Do not copy the pictures; transcribe all other material exactly.
Source data start
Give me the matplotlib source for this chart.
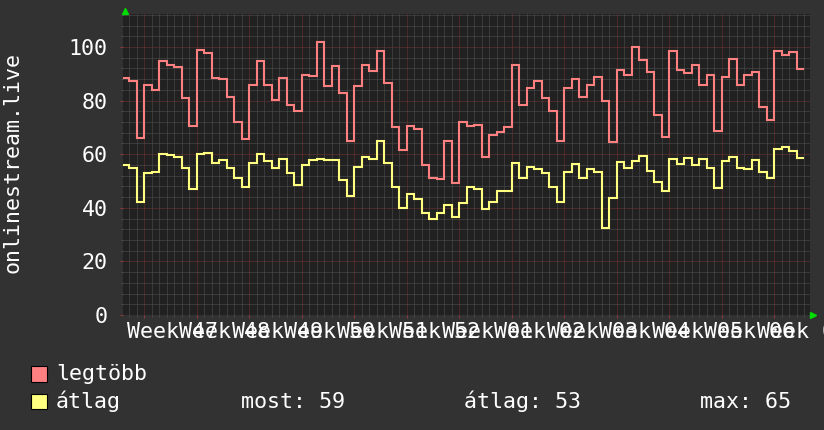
import numpy as np
import matplotlib.pyplot as plt
from matplotlib.patches import Rectangle
from matplotlib.ticker import MultipleLocator

# daily values, day 0 = start of week 47
first_day = -3
legtobb = [88.4, 87.5, 66.1, 85.7, 83.8, 94.6, 93.2, 92.4, 80.9, 70.7,
           98.8, 97.6, 88.3, 88.0, 81.2, 71.9, 65.8, 85.7, 94.6, 85.9,
           80.3, 88.3, 78.2, 76.0, 89.7, 89.0, 101.7, 85.3, 93.0, 82.9,
           64.8, 85.3, 93.4, 90.9, 98.6, 86.6, 70.0, 61.4, 70.7, 69.5,
           55.8, 51.3, 50.7, 64.8, 49.2, 71.9, 70.6, 71.0, 58.8, 67.2,
           68.1, 70.1, 93.4, 78.2, 84.7, 87.5, 80.9, 76.2, 65.1, 84.7,
           88.0, 81.2, 85.9, 88.7, 79.7, 64.6, 91.5, 89.4, 99.9, 95.3,
           90.5, 74.5, 66.6, 98.6, 91.3, 90.2, 93.4, 85.9, 89.4, 68.7,
           88.7, 95.4, 85.7, 89.4, 90.5, 77.7, 72.9, 98.4, 97.1, 98.0,
           91.9]
atlag = [56.0, 54.8, 42.0, 52.9, 53.5, 60.0, 59.8, 58.8, 54.8, 47.2,
         60.0, 60.4, 56.7, 58.0, 55.0, 51.3, 47.6, 56.9, 59.9, 57.3,
         55.0, 58.3, 52.9, 48.6, 56.0, 57.9, 58.3, 57.7, 57.7, 50.4,
         44.5, 55.4, 58.8, 58.3, 64.8, 56.9, 47.9, 39.9, 45.3, 43.2,
         38.0, 35.7, 38.0, 41.1, 36.7, 41.7, 47.8, 47.1, 39.5, 42.0,
         46.3, 46.3, 56.7, 51.3, 55.3, 54.5, 53.0, 47.6, 42.0, 53.5,
         56.3, 51.3, 54.5, 53.5, 32.6, 43.6, 57.2, 54.8, 57.5, 59.4,
         53.8, 49.8, 46.2, 58.3, 56.3, 58.5, 56.0, 58.3, 54.8, 47.4,
         57.5, 58.8, 55.0, 54.5, 57.9, 53.5, 51.3, 62.0, 62.8, 61.3,
         58.5]
weeks = ['47', '48', '49', '50', '51', '52', '01', '02', '03', '04', '05', '06', '07']
stats = [('most:', '59'), ('átlag:', '53'), ('max:', '65')]

bg = '#323232'
canvas = '#212121'
red = '#ff8080'
yellow = '#ffff80'
W, H = 824, 430
mono = 'DejaVu Sans Mono'
fs = 15.6

fig = plt.figure(figsize=(W / 100, H / 100), dpi=100, facecolor=bg)
ax = fig.add_axes([123.5 / W, (H - 315) / H, 686.5 / W, 301.5 / H], facecolor=canvas)

edges = np.arange(first_day, first_day + len(legtobb) + 1)
ax.stairs(legtobb, edges, baseline=None, color=red, lw=1.5, zorder=3)
ax.stairs(atlag, edges, baseline=None, color=yellow, lw=1.5, zorder=3)

ax.set_xlim(-2.77, 88.76)
ax.set_ylim(0, 112.5)

ax.xaxis.set_major_locator(MultipleLocator(7))
ax.xaxis.set_minor_locator(MultipleLocator(1))
ax.yaxis.set_major_locator(MultipleLocator(20))
ax.yaxis.set_minor_locator(MultipleLocator(4))
ax.set_axisbelow(True)
ax.grid(which='minor', color='#535353', lw=0.72, ls=(0, (1, 1)))
ax.grid(which='major', color='#7a3434', lw=0.72, ls=(0, (1, 1)))
for s in ax.spines.values():
    s.set_visible(False)

ax.tick_params(axis='x', which='both', labelbottom=False, direction='out')
ax.tick_params(axis='x', which='major', length=2.5, color='#8a3a3a')
ax.tick_params(axis='x', which='minor', length=1.5, color='#535353')
ax.tick_params(axis='y', which='major', length=2.5, color='#8a3a3a', pad=9,
               labelcolor='white', labelsize=fs)
ax.tick_params(axis='y', which='minor', length=1.5, color='#535353')
for lab in ax.get_yticklabels():
    lab.set_family(mono)

trans = ax.get_xaxis_transform()
for i, wk in enumerate(weeks):
    ax.text(-2.35 + 7 * i, -23 / 301.5, 'Week ' + wk, transform=trans,
            ha='left', va='baseline', color='white', family=mono,
            fontsize=fs, clip_on=False)

fig.text(13 / W, 1 - 163 / H, 'onlinestream.live', rotation=90, ha='center',
         va='center', color='white', family=mono, fontsize=fs)

# axis arrows
fig.lines.append(plt.Line2D([125 / W], [1 - 10.5 / H], marker='^', ms=4.5,
                            color='#00dd00', transform=fig.transFigure))
fig.lines.append(plt.Line2D([813 / W], [1 - 315 / H], marker='>', ms=4.5,
                            color='#00dd00', transform=fig.transFigure))

# legend
for y0, col in [(366, red), (393.5, yellow)]:
    fig.patches.append(Rectangle((31.5 / W, 1 - (y0 + 15.5) / H), 15.8 / W, 15.5 / H,
                                 facecolor=col, edgecolor='black', lw=0.8,
                                 transform=fig.transFigure))
fig.text(56 / W, 1 - 380 / H, 'legtöbb', color='white', family=mono,
         fontsize=fs, va='baseline')
fig.text(56 / W, 1 - 408.5 / H, 'átlag', color='white', family=mono,
         fontsize=fs, va='baseline')
for x0, (name, val) in zip([241, 464, 700], stats):
    fig.text(x0 / W, 1 - 408.5 / H, name + ' ' + val, color='white',
             family=mono, fontsize=fs, va='baseline')

fig.savefig('out.png', dpi=100, facecolor=bg)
Source data end
**Written answer:**
Give me the matplotlib source for this chart.
import numpy as np
import matplotlib.pyplot as plt
from matplotlib.patches import Rectangle
from matplotlib.ticker import MultipleLocator

# daily values, day 0 = start of week 47
first_day = -3
legtobb = [88.4, 87.5, 66.1, 85.7, 83.8, 94.6, 93.2, 92.4, 80.9, 70.7,
           98.8, 97.6, 88.3, 88.0, 81.2, 71.9, 65.8, 85.7, 94.6, 85.9,
           80.3, 88.3, 78.2, 76.0, 89.7, 89.0, 101.7, 85.3, 93.0, 82.9,
           64.8, 85.3, 93.4, 90.9, 98.6, 86.6, 70.0, 61.4, 70.7, 69.5,
           55.8, 51.3, 50.7, 64.8, 49.2, 71.9, 70.6, 71.0, 58.8, 67.2,
           68.1, 70.1, 93.4, 78.2, 84.7, 87.5, 80.9, 76.2, 65.1, 84.7,
           88.0, 81.2, 85.9, 88.7, 79.7, 64.6, 91.5, 89.4, 99.9, 95.3,
           90.5, 74.5, 66.6, 98.6, 91.3, 90.2, 93.4, 85.9, 89.4, 68.7,
           88.7, 95.4, 85.7, 89.4, 90.5, 77.7, 72.9, 98.4, 97.1, 98.0,
           91.9]
atlag = [56.0, 54.8, 42.0, 52.9, 53.5, 60.0, 59.8, 58.8, 54.8, 47.2,
         60.0, 60.4, 56.7, 58.0, 55.0, 51.3, 47.6, 56.9, 59.9, 57.3,
         55.0, 58.3, 52.9, 48.6, 56.0, 57.9, 58.3, 57.7, 57.7, 50.4,
         44.5, 55.4, 58.8, 58.3, 64.8, 56.9, 47.9, 39.9, 45.3, 43.2,
         38.0, 35.7, 38.0, 41.1, 36.7, 41.7, 47.8, 47.1, 39.5, 42.0,
         46.3, 46.3, 56.7, 51.3, 55.3, 54.5, 53.0, 47.6, 42.0, 53.5,
         56.3, 51.3, 54.5, 53.5, 32.6, 43.6, 57.2, 54.8, 57.5, 59.4,
         53.8, 49.8, 46.2, 58.3, 56.3, 58.5, 56.0, 58.3, 54.8, 47.4,
         57.5, 58.8, 55.0, 54.5, 57.9, 53.5, 51.3, 62.0, 62.8, 61.3,
         58.5]
weeks = ['47', '48', '49', '50', '51', '52', '01', '02', '03', '04', '05', '06', '07']
stats = [('most:', '59'), ('átlag:', '53'), ('max:', '65')]

bg = '#323232'
canvas = '#212121'
red = '#ff8080'
yellow = '#ffff80'
W, H = 824, 430
mono = 'DejaVu Sans Mono'
fs = 15.6

fig = plt.figure(figsize=(W / 100, H / 100), dpi=100, facecolor=bg)
ax = fig.add_axes([123.5 / W, (H - 315) / H, 686.5 / W, 301.5 / H], facecolor=canvas)

edges = np.arange(first_day, first_day + len(legtobb) + 1)
ax.stairs(legtobb, edges, baseline=None, color=red, lw=1.5, zorder=3)
ax.stairs(atlag, edges, baseline=None, color=yellow, lw=1.5, zorder=3)

ax.set_xlim(-2.77, 88.76)
ax.set_ylim(0, 112.5)

ax.xaxis.set_major_locator(MultipleLocator(7))
ax.xaxis.set_minor_locator(MultipleLocator(1))
ax.yaxis.set_major_locator(MultipleLocator(20))
ax.yaxis.set_minor_locator(MultipleLocator(4))
ax.set_axisbelow(True)
ax.grid(which='minor', color='#535353', lw=0.72, ls=(0, (1, 1)))
ax.grid(which='major', color='#7a3434', lw=0.72, ls=(0, (1, 1)))
for s in ax.spines.values():
    s.set_visible(False)

ax.tick_params(axis='x', which='both', labelbottom=False, direction='out')
ax.tick_params(axis='x', which='major', length=2.5, color='#8a3a3a')
ax.tick_params(axis='x', which='minor', length=1.5, color='#535353')
ax.tick_params(axis='y', which='major', length=2.5, color='#8a3a3a', pad=9,
               labelcolor='white', labelsize=fs)
ax.tick_params(axis='y', which='minor', length=1.5, color='#535353')
for lab in ax.get_yticklabels():
    lab.set_family(mono)

trans = ax.get_xaxis_transform()
for i, wk in enumerate(weeks):
    ax.text(-2.35 + 7 * i, -23 / 301.5, 'Week ' + wk, transform=trans,
            ha='left', va='baseline', color='white', family=mono,
            fontsize=fs, clip_on=False)

fig.text(13 / W, 1 - 163 / H, 'onlinestream.live', rotation=90, ha='center',
         va='center', color='white', family=mono, fontsize=fs)

# axis arrows
fig.lines.append(plt.Line2D([125 / W], [1 - 10.5 / H], marker='^', ms=4.5,
                            color='#00dd00', transform=fig.transFigure))
fig.lines.append(plt.Line2D([813 / W], [1 - 315 / H], marker='>', ms=4.5,
                            color='#00dd00', transform=fig.transFigure))

# legend
for y0, col in [(366, red), (393.5, yellow)]:
    fig.patches.append(Rectangle((31.5 / W, 1 - (y0 + 15.5) / H), 15.8 / W, 15.5 / H,
                                 facecolor=col, edgecolor='black', lw=0.8,
                                 transform=fig.transFigure))
fig.text(56 / W, 1 - 380 / H, 'legtöbb', color='white', family=mono,
         fontsize=fs, va='baseline')
fig.text(56 / W, 1 - 408.5 / H, 'átlag', color='white', family=mono,
         fontsize=fs, va='baseline')
for x0, (name, val) in zip([241, 464, 700], stats):
    fig.text(x0 / W, 1 - 408.5 / H, name + ' ' + val, color='white',
             family=mono, fontsize=fs, va='baseline')

fig.savefig('out.png', dpi=100, facecolor=bg)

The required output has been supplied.